=== SUPPLIED DATA ===

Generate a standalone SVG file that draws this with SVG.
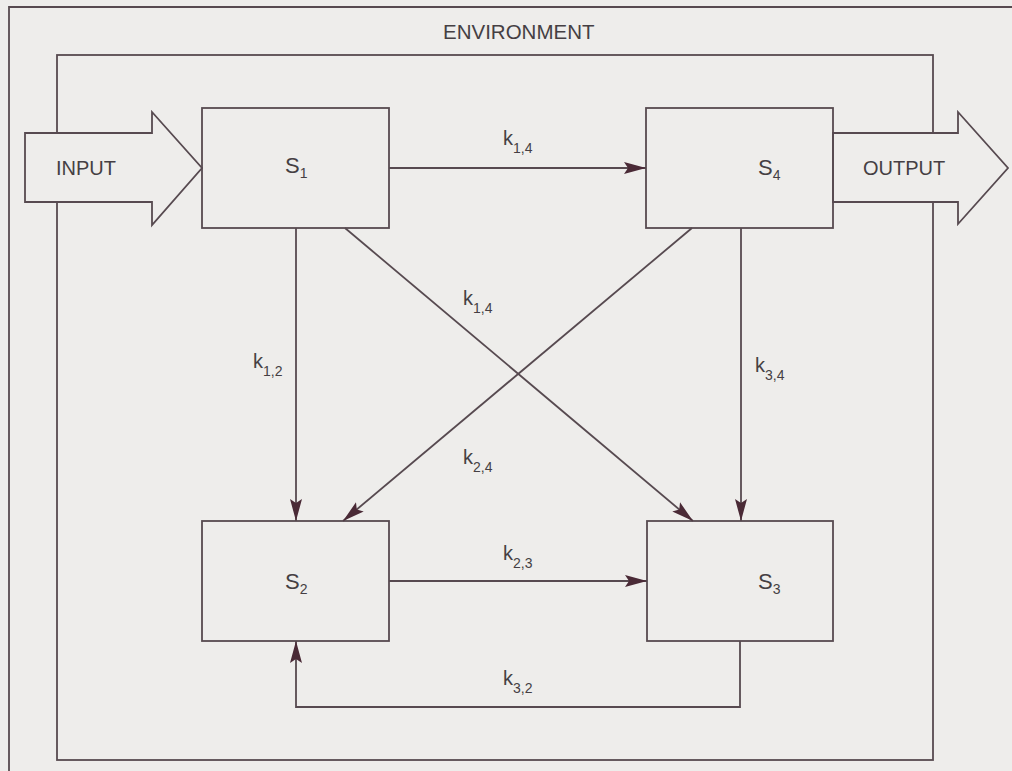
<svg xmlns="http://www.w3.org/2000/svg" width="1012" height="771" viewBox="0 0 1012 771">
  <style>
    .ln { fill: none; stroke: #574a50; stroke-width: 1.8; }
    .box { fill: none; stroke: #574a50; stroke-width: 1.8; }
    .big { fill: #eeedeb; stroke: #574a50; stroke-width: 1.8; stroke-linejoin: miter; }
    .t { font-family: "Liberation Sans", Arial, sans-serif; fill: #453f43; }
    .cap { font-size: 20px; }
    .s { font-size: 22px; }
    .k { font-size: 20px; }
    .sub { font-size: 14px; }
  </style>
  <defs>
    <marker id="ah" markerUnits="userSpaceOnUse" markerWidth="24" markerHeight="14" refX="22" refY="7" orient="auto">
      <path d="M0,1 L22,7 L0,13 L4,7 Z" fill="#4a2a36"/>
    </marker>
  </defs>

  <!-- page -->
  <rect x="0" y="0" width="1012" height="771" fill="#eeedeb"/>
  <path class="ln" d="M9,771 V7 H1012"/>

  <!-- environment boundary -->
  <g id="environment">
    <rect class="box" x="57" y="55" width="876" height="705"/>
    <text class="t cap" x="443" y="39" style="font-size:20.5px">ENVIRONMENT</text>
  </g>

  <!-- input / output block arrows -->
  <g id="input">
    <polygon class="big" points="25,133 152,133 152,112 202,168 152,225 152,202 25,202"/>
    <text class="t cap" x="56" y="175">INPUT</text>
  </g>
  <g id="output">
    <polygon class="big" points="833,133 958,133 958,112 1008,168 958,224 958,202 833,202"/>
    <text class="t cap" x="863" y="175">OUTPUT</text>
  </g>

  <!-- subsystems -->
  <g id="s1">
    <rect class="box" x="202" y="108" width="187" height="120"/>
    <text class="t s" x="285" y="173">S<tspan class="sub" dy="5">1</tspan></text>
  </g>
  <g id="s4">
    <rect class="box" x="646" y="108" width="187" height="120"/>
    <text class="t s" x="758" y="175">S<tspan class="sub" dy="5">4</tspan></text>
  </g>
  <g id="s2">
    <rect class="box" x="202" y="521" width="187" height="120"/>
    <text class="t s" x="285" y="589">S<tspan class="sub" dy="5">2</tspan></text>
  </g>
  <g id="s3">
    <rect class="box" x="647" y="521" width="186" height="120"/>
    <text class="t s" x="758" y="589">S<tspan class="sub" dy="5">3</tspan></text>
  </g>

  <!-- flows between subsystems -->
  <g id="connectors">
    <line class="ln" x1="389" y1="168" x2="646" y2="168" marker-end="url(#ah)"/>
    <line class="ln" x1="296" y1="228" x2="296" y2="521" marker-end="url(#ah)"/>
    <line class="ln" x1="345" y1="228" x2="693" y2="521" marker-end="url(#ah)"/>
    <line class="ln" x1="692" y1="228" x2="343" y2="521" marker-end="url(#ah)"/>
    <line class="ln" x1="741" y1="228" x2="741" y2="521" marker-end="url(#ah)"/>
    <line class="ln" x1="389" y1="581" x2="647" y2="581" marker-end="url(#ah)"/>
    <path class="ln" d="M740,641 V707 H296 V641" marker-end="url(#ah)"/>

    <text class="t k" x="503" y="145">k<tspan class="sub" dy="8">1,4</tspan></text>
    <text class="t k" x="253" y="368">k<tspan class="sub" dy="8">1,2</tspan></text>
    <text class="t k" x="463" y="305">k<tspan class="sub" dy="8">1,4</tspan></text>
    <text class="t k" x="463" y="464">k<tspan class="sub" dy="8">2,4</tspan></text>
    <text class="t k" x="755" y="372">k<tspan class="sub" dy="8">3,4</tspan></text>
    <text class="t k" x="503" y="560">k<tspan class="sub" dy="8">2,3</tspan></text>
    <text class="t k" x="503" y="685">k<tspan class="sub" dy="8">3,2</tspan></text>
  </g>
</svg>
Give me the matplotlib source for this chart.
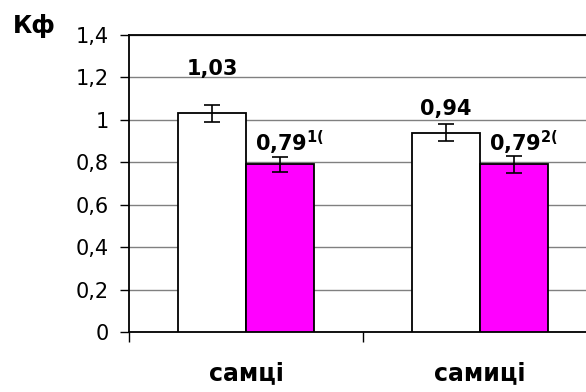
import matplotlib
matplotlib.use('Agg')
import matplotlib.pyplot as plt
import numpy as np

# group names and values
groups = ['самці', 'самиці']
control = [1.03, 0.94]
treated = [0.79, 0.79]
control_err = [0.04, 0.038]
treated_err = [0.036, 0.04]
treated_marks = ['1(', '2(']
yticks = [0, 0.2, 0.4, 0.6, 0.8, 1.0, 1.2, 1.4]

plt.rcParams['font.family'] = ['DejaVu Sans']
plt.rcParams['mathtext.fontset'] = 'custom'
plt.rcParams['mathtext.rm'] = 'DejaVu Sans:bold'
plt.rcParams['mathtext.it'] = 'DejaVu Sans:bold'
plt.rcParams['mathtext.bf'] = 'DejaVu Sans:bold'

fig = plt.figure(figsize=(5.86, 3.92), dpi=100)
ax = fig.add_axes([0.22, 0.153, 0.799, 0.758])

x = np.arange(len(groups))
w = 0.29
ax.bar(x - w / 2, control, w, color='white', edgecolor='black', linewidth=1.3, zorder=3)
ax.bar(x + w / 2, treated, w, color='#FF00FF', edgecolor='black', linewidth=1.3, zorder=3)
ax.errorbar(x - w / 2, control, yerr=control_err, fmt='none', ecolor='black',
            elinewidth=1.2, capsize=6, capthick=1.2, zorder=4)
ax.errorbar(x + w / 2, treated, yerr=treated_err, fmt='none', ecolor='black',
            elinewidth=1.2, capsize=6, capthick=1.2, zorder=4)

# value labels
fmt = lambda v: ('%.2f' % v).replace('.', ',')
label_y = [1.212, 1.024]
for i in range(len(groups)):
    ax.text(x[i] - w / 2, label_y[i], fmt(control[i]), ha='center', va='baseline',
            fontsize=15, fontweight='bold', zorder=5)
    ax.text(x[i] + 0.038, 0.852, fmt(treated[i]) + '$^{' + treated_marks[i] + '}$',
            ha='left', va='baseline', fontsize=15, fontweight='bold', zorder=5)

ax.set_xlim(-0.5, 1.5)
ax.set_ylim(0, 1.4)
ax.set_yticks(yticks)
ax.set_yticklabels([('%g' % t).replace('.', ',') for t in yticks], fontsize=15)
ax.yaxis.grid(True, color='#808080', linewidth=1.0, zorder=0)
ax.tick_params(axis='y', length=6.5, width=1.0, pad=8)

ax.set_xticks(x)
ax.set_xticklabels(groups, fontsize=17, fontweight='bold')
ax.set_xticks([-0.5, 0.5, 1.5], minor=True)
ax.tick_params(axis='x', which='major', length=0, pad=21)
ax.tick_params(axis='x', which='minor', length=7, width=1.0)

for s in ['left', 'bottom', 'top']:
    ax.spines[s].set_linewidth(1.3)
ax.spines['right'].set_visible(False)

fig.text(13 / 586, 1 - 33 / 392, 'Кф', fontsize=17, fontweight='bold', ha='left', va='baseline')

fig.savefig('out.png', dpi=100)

===
=== SUPPLIED DATA ===

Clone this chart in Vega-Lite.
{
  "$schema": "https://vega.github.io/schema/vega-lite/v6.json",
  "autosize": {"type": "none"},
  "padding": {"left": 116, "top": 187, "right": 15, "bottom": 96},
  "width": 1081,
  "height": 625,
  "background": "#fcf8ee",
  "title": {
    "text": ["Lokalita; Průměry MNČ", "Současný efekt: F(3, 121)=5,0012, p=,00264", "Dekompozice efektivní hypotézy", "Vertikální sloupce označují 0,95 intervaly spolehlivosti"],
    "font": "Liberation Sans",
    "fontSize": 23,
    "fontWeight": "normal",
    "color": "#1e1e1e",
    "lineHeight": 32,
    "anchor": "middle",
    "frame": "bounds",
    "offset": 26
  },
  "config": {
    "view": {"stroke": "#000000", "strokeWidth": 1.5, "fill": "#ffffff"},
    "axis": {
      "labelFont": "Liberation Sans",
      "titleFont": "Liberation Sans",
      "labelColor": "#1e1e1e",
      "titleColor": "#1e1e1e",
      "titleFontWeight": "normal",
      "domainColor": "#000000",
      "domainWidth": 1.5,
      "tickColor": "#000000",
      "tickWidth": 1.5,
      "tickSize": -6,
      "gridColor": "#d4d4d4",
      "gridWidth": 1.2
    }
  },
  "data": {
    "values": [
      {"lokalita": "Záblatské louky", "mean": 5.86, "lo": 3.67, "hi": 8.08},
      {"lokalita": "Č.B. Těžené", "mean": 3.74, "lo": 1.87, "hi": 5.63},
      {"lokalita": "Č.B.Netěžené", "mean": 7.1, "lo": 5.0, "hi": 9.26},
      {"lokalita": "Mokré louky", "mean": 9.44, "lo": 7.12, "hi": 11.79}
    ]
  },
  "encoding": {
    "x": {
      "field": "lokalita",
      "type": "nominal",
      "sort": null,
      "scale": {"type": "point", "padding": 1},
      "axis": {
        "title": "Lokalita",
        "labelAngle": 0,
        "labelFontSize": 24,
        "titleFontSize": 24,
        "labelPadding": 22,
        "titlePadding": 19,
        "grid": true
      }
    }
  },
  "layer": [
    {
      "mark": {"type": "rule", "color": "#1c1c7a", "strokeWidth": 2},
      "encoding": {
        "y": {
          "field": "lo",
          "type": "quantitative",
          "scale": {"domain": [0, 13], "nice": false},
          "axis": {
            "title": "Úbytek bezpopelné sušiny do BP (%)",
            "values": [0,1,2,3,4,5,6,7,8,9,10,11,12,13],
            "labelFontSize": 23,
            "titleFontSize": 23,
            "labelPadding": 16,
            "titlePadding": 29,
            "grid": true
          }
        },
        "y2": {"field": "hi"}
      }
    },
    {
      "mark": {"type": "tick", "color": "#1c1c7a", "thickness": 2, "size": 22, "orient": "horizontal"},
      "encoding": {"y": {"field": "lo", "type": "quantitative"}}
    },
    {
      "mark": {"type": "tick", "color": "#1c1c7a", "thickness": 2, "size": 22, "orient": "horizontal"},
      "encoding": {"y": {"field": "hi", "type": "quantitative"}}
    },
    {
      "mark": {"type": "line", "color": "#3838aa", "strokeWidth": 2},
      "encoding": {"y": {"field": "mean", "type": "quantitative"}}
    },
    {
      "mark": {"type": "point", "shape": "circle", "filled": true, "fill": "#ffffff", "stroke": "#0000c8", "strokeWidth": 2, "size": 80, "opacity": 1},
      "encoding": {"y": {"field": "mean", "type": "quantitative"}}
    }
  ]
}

===
=== SUPPLIED DATA ===

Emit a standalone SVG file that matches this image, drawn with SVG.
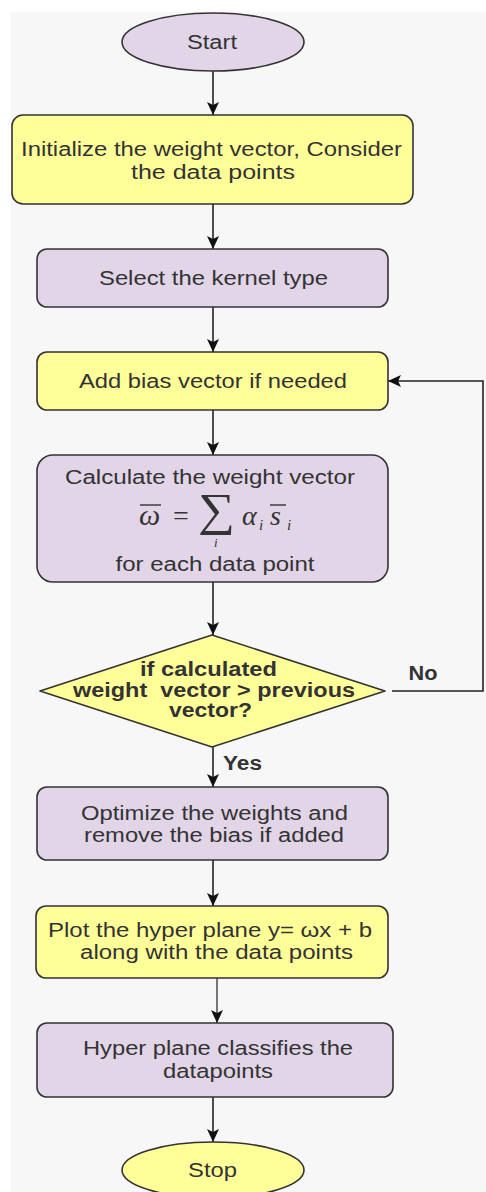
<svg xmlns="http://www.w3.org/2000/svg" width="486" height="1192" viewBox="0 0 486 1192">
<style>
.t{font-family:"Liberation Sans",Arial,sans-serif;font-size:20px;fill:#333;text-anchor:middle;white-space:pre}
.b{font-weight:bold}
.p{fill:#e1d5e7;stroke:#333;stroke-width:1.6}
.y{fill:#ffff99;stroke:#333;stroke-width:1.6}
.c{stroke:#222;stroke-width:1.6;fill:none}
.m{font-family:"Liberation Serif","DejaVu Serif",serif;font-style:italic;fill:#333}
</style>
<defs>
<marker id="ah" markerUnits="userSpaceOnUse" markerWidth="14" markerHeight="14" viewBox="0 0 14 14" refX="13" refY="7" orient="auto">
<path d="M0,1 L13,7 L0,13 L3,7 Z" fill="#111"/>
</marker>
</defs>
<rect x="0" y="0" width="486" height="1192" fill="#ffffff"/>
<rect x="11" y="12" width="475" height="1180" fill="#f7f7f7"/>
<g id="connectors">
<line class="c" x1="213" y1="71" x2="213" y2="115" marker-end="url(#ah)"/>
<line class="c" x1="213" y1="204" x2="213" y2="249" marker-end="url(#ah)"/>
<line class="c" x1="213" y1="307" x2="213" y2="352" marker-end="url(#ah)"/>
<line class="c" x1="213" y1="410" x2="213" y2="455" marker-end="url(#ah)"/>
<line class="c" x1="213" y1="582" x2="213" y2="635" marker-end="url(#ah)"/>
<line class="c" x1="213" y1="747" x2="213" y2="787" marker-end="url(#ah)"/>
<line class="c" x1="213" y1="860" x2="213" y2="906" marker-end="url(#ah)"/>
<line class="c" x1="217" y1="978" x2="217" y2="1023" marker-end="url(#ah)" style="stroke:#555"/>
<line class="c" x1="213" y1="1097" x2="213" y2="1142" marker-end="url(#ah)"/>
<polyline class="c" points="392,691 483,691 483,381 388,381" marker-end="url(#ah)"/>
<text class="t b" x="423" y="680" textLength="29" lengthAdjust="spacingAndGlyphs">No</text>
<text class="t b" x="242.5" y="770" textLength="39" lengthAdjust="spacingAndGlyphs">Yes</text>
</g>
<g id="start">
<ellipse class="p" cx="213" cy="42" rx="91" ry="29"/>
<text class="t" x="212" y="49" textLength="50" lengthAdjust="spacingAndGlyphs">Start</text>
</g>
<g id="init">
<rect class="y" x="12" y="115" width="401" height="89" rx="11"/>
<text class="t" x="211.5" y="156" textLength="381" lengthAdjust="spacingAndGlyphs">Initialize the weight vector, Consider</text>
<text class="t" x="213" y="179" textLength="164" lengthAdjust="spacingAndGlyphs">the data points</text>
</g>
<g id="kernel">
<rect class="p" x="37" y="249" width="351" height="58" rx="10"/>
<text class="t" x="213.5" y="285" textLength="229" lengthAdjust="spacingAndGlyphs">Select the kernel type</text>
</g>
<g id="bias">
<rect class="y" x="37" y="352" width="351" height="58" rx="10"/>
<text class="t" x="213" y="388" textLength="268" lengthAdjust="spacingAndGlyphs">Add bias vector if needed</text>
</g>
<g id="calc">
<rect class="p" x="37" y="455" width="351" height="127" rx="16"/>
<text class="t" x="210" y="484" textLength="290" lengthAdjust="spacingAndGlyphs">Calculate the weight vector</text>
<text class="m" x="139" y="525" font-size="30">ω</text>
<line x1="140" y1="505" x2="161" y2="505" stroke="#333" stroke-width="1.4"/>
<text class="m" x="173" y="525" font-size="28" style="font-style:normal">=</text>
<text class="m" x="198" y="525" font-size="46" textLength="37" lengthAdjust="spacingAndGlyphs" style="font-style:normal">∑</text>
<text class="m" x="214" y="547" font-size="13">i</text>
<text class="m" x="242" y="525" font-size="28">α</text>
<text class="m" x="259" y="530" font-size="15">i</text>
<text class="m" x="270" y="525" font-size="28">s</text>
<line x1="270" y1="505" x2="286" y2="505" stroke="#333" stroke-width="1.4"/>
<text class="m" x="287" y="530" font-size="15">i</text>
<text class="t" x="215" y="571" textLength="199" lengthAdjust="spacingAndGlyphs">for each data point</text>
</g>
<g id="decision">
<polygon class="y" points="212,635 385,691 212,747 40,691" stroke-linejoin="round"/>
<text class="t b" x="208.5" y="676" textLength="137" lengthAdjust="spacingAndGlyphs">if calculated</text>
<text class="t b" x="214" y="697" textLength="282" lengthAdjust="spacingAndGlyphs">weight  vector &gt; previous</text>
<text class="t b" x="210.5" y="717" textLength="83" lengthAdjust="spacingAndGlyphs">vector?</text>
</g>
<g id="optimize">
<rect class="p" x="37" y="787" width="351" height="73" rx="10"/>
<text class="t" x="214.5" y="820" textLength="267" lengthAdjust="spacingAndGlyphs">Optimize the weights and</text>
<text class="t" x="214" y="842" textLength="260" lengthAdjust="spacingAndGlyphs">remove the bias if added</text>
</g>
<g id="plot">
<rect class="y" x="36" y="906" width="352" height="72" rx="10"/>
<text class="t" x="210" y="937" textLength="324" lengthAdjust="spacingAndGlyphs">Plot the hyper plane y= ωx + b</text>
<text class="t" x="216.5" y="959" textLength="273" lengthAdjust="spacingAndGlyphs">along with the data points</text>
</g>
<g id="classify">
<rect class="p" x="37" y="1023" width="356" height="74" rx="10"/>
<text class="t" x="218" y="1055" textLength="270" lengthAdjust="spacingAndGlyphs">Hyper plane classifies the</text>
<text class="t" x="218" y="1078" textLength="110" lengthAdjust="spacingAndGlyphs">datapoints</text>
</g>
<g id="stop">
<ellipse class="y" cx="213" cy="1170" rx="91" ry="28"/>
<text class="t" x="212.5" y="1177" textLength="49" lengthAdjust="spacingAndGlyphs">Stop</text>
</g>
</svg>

===

(AIM OF THE EXERCISE) Of all the lines in the listing above, how many include "this"? Write only the number.

(THE ANSWER) 4